Your task: Set down all of the data that follows word for word, without the images.

# Data shown start

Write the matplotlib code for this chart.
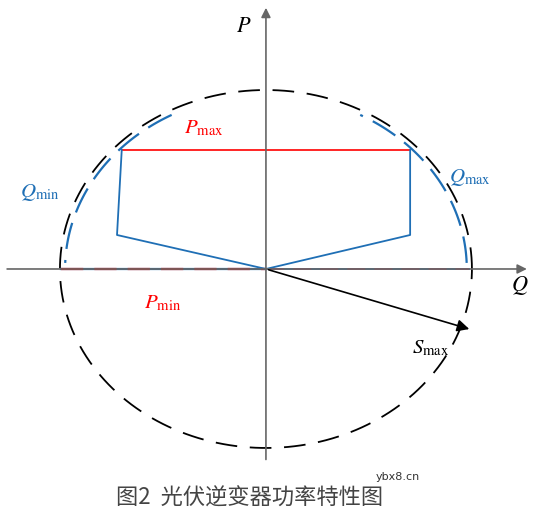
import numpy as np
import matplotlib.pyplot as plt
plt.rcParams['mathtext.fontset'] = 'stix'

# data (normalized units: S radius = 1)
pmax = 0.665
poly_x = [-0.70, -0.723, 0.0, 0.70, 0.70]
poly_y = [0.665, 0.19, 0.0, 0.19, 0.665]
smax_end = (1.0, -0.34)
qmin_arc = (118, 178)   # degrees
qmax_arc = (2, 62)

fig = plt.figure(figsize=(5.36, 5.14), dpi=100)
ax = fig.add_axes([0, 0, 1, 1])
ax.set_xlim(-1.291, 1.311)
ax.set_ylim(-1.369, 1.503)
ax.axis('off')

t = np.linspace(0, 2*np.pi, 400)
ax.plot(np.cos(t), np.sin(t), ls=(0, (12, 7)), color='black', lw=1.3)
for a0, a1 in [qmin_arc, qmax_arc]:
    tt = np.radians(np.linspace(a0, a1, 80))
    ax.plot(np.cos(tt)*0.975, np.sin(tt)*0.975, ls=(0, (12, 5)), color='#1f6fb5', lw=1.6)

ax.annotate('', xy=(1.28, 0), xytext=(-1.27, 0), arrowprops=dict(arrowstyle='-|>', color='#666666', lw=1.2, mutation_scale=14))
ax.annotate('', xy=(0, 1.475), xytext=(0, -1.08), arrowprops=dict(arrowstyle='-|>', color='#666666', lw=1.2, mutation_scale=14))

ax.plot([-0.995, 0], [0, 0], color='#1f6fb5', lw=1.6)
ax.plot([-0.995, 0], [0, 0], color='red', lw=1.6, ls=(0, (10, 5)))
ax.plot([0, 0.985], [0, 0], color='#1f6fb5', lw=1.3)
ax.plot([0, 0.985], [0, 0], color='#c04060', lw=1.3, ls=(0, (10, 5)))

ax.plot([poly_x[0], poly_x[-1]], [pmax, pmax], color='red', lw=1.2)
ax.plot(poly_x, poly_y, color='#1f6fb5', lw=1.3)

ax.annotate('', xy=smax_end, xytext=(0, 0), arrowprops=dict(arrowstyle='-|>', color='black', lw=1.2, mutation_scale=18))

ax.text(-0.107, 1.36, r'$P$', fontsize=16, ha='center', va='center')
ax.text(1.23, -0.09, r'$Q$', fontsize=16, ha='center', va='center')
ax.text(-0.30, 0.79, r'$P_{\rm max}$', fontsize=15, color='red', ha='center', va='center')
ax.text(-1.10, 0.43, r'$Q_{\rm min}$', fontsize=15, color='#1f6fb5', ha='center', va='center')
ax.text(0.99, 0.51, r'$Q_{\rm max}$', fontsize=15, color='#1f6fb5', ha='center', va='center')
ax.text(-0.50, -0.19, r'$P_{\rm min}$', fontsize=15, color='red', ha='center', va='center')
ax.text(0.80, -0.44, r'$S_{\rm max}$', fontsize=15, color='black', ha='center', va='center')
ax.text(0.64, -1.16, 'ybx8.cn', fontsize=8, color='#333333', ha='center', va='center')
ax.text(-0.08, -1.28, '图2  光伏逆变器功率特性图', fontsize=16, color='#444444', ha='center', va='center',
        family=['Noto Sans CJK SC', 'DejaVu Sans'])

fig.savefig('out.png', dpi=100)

# Data shown end

Solution:
Write the matplotlib code for this chart.
import numpy as np
import matplotlib.pyplot as plt
plt.rcParams['mathtext.fontset'] = 'stix'

# data (normalized units: S radius = 1)
pmax = 0.665
poly_x = [-0.70, -0.723, 0.0, 0.70, 0.70]
poly_y = [0.665, 0.19, 0.0, 0.19, 0.665]
smax_end = (1.0, -0.34)
qmin_arc = (118, 178)   # degrees
qmax_arc = (2, 62)

fig = plt.figure(figsize=(5.36, 5.14), dpi=100)
ax = fig.add_axes([0, 0, 1, 1])
ax.set_xlim(-1.291, 1.311)
ax.set_ylim(-1.369, 1.503)
ax.axis('off')

t = np.linspace(0, 2*np.pi, 400)
ax.plot(np.cos(t), np.sin(t), ls=(0, (12, 7)), color='black', lw=1.3)
for a0, a1 in [qmin_arc, qmax_arc]:
    tt = np.radians(np.linspace(a0, a1, 80))
    ax.plot(np.cos(tt)*0.975, np.sin(tt)*0.975, ls=(0, (12, 5)), color='#1f6fb5', lw=1.6)

ax.annotate('', xy=(1.28, 0), xytext=(-1.27, 0), arrowprops=dict(arrowstyle='-|>', color='#666666', lw=1.2, mutation_scale=14))
ax.annotate('', xy=(0, 1.475), xytext=(0, -1.08), arrowprops=dict(arrowstyle='-|>', color='#666666', lw=1.2, mutation_scale=14))

ax.plot([-0.995, 0], [0, 0], color='#1f6fb5', lw=1.6)
ax.plot([-0.995, 0], [0, 0], color='red', lw=1.6, ls=(0, (10, 5)))
ax.plot([0, 0.985], [0, 0], color='#1f6fb5', lw=1.3)
ax.plot([0, 0.985], [0, 0], color='#c04060', lw=1.3, ls=(0, (10, 5)))

ax.plot([poly_x[0], poly_x[-1]], [pmax, pmax], color='red', lw=1.2)
ax.plot(poly_x, poly_y, color='#1f6fb5', lw=1.3)

ax.annotate('', xy=smax_end, xytext=(0, 0), arrowprops=dict(arrowstyle='-|>', color='black', lw=1.2, mutation_scale=18))

ax.text(-0.107, 1.36, r'$P$', fontsize=16, ha='center', va='center')
ax.text(1.23, -0.09, r'$Q$', fontsize=16, ha='center', va='center')
ax.text(-0.30, 0.79, r'$P_{\rm max}$', fontsize=15, color='red', ha='center', va='center')
ax.text(-1.10, 0.43, r'$Q_{\rm min}$', fontsize=15, color='#1f6fb5', ha='center', va='center')
ax.text(0.99, 0.51, r'$Q_{\rm max}$', fontsize=15, color='#1f6fb5', ha='center', va='center')
ax.text(-0.50, -0.19, r'$P_{\rm min}$', fontsize=15, color='red', ha='center', va='center')
ax.text(0.80, -0.44, r'$S_{\rm max}$', fontsize=15, color='black', ha='center', va='center')
ax.text(0.64, -1.16, 'ybx8.cn', fontsize=8, color='#333333', ha='center', va='center')
ax.text(-0.08, -1.28, '图2  光伏逆变器功率特性图', fontsize=16, color='#444444', ha='center', va='center',
        family=['Noto Sans CJK SC', 'DejaVu Sans'])

fig.savefig('out.png', dpi=100)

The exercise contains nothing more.